— TASK GOAL —
Do not copy the pictures; transcribe all other material exactly.

— GIVEN DATA —
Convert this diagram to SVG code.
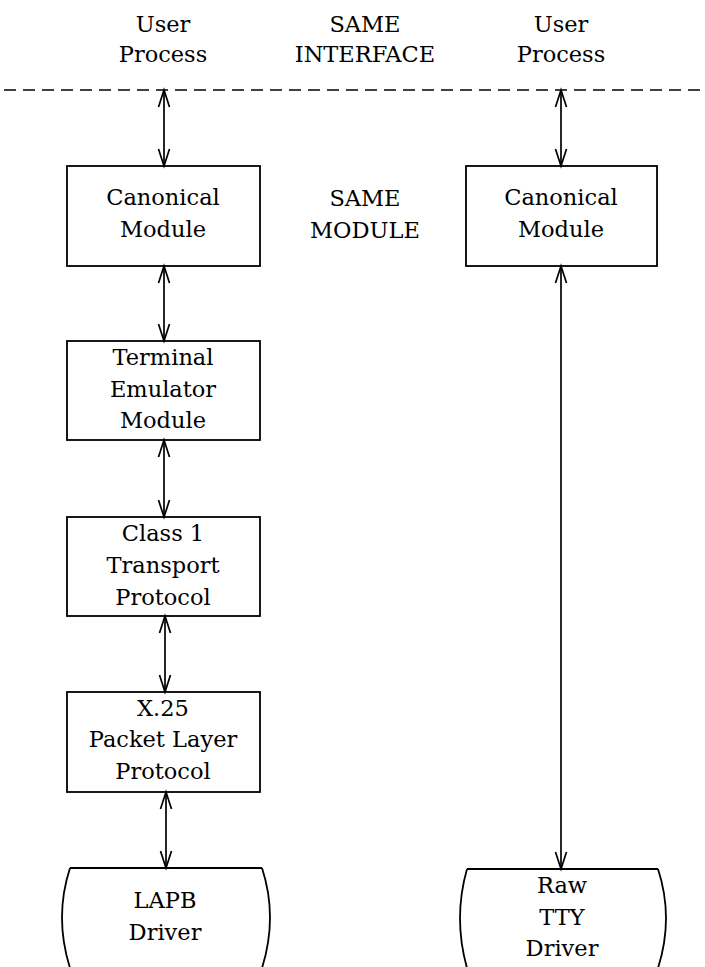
<svg xmlns="http://www.w3.org/2000/svg" width="705" height="967" viewBox="0 0 705 967">
<defs>
<style>
text{font-family:"DejaVu Serif","Liberation Serif",serif;font-size:22.5px;fill:#000;text-anchor:middle}
.box{fill:#fff;stroke:#000;stroke-width:1.8}
.drv{fill:none;stroke:#000;stroke-width:1.8}
.conn{stroke:#000;stroke-width:1.7;fill:none;marker-start:url(#ah);marker-end:url(#ah)}
.dash{stroke:#000;stroke-width:1.7;stroke-dasharray:12 7}
</style>
<marker id="ah" markerUnits="userSpaceOnUse" markerWidth="24" markerHeight="16" viewBox="-20 -8 24 16" refX="0" refY="0" orient="auto-start-reverse">
<path d="M-17,-5.5 L0,0 L-17,5.5" fill="none" stroke="#000" stroke-width="1.7"/>
</marker>
</defs>
<rect width="705" height="967" fill="#fff"/>

<g id="labels">
<text x="163" y="32">User</text>
<text x="163" y="62">Process</text>
<text x="365" y="32">SAME</text>
<text x="365" y="62">INTERFACE</text>
<text x="561" y="32">User</text>
<text x="561" y="62">Process</text>
<text x="365" y="206">SAME</text>
<text x="365" y="238">MODULE</text>
</g>

<line class="dash" x1="4" y1="90" x2="705" y2="90"/>

<g id="canon-left">
<rect class="box" x="67" y="166" width="193" height="100"/>
<text x="163" y="205">Canonical</text>
<text x="163" y="237">Module</text>
</g>
<g id="terminal">
<rect class="box" x="67" y="341" width="193" height="99"/>
<text x="163" y="365">Terminal</text>
<text x="163" y="397">Emulator</text>
<text x="163" y="428">Module</text>
</g>
<g id="class1">
<rect class="box" x="67" y="517" width="193" height="99"/>
<text x="163" y="541">Class 1</text>
<text x="163" y="573">Transport</text>
<text x="163" y="605">Protocol</text>
</g>
<g id="x25">
<rect class="box" x="67" y="692" width="193" height="100"/>
<text x="163" y="716">X.25</text>
<text x="163" y="747">Packet Layer</text>
<text x="163" y="779">Protocol</text>
</g>
<g id="lapb">
<path class="drv" d="M70,868 L262,868 M70,868 Q54,917 70,968 M262,868 Q278,917 262,968"/>
<text x="165" y="908">LAPB</text>
<text x="165" y="940">Driver</text>
</g>
<g id="canon-right">
<rect class="box" x="466" y="166" width="191" height="100"/>
<text x="561" y="205">Canonical</text>
<text x="561" y="237">Module</text>
</g>
<g id="rawtty">
<path class="drv" d="M467,869 L658,869 M467,869 Q453,918 467,968 M658,869 Q674,918 658,968"/>
<text x="562" y="893">Raw</text>
<text x="562" y="925">TTY</text>
<text x="562" y="956">Driver</text>
</g>

<g id="connectors">
<line class="conn" x1="164" y1="90" x2="164" y2="166"/>
<line class="conn" x1="164" y1="266" x2="164" y2="341"/>
<line class="conn" x1="164" y1="440" x2="164" y2="517"/>
<line class="conn" x1="165" y1="616" x2="165" y2="692"/>
<line class="conn" x1="166" y1="792" x2="166" y2="868"/>
<line class="conn" x1="561" y1="90" x2="561" y2="166"/>
<line class="conn" x1="561" y1="266" x2="561" y2="869"/>
</g>
</svg>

— TASK OUTPUT —
Convert this diagram to SVG code.
<svg xmlns="http://www.w3.org/2000/svg" width="705" height="967" viewBox="0 0 705 967">
<defs>
<style>
text{font-family:"DejaVu Serif","Liberation Serif",serif;font-size:22.5px;fill:#000;text-anchor:middle}
.box{fill:#fff;stroke:#000;stroke-width:1.8}
.drv{fill:none;stroke:#000;stroke-width:1.8}
.conn{stroke:#000;stroke-width:1.7;fill:none;marker-start:url(#ah);marker-end:url(#ah)}
.dash{stroke:#000;stroke-width:1.7;stroke-dasharray:12 7}
</style>
<marker id="ah" markerUnits="userSpaceOnUse" markerWidth="24" markerHeight="16" viewBox="-20 -8 24 16" refX="0" refY="0" orient="auto-start-reverse">
<path d="M-17,-5.5 L0,0 L-17,5.5" fill="none" stroke="#000" stroke-width="1.7"/>
</marker>
</defs>
<rect width="705" height="967" fill="#fff"/>

<g id="labels">
<text x="163" y="32">User</text>
<text x="163" y="62">Process</text>
<text x="365" y="32">SAME</text>
<text x="365" y="62">INTERFACE</text>
<text x="561" y="32">User</text>
<text x="561" y="62">Process</text>
<text x="365" y="206">SAME</text>
<text x="365" y="238">MODULE</text>
</g>

<line class="dash" x1="4" y1="90" x2="705" y2="90"/>

<g id="canon-left">
<rect class="box" x="67" y="166" width="193" height="100"/>
<text x="163" y="205">Canonical</text>
<text x="163" y="237">Module</text>
</g>
<g id="terminal">
<rect class="box" x="67" y="341" width="193" height="99"/>
<text x="163" y="365">Terminal</text>
<text x="163" y="397">Emulator</text>
<text x="163" y="428">Module</text>
</g>
<g id="class1">
<rect class="box" x="67" y="517" width="193" height="99"/>
<text x="163" y="541">Class 1</text>
<text x="163" y="573">Transport</text>
<text x="163" y="605">Protocol</text>
</g>
<g id="x25">
<rect class="box" x="67" y="692" width="193" height="100"/>
<text x="163" y="716">X.25</text>
<text x="163" y="747">Packet Layer</text>
<text x="163" y="779">Protocol</text>
</g>
<g id="lapb">
<path class="drv" d="M70,868 L262,868 M70,868 Q54,917 70,968 M262,868 Q278,917 262,968"/>
<text x="165" y="908">LAPB</text>
<text x="165" y="940">Driver</text>
</g>
<g id="canon-right">
<rect class="box" x="466" y="166" width="191" height="100"/>
<text x="561" y="205">Canonical</text>
<text x="561" y="237">Module</text>
</g>
<g id="rawtty">
<path class="drv" d="M467,869 L658,869 M467,869 Q453,918 467,968 M658,869 Q674,918 658,968"/>
<text x="562" y="893">Raw</text>
<text x="562" y="925">TTY</text>
<text x="562" y="956">Driver</text>
</g>

<g id="connectors">
<line class="conn" x1="164" y1="90" x2="164" y2="166"/>
<line class="conn" x1="164" y1="266" x2="164" y2="341"/>
<line class="conn" x1="164" y1="440" x2="164" y2="517"/>
<line class="conn" x1="165" y1="616" x2="165" y2="692"/>
<line class="conn" x1="166" y1="792" x2="166" y2="868"/>
<line class="conn" x1="561" y1="90" x2="561" y2="166"/>
<line class="conn" x1="561" y1="266" x2="561" y2="869"/>
</g>
</svg>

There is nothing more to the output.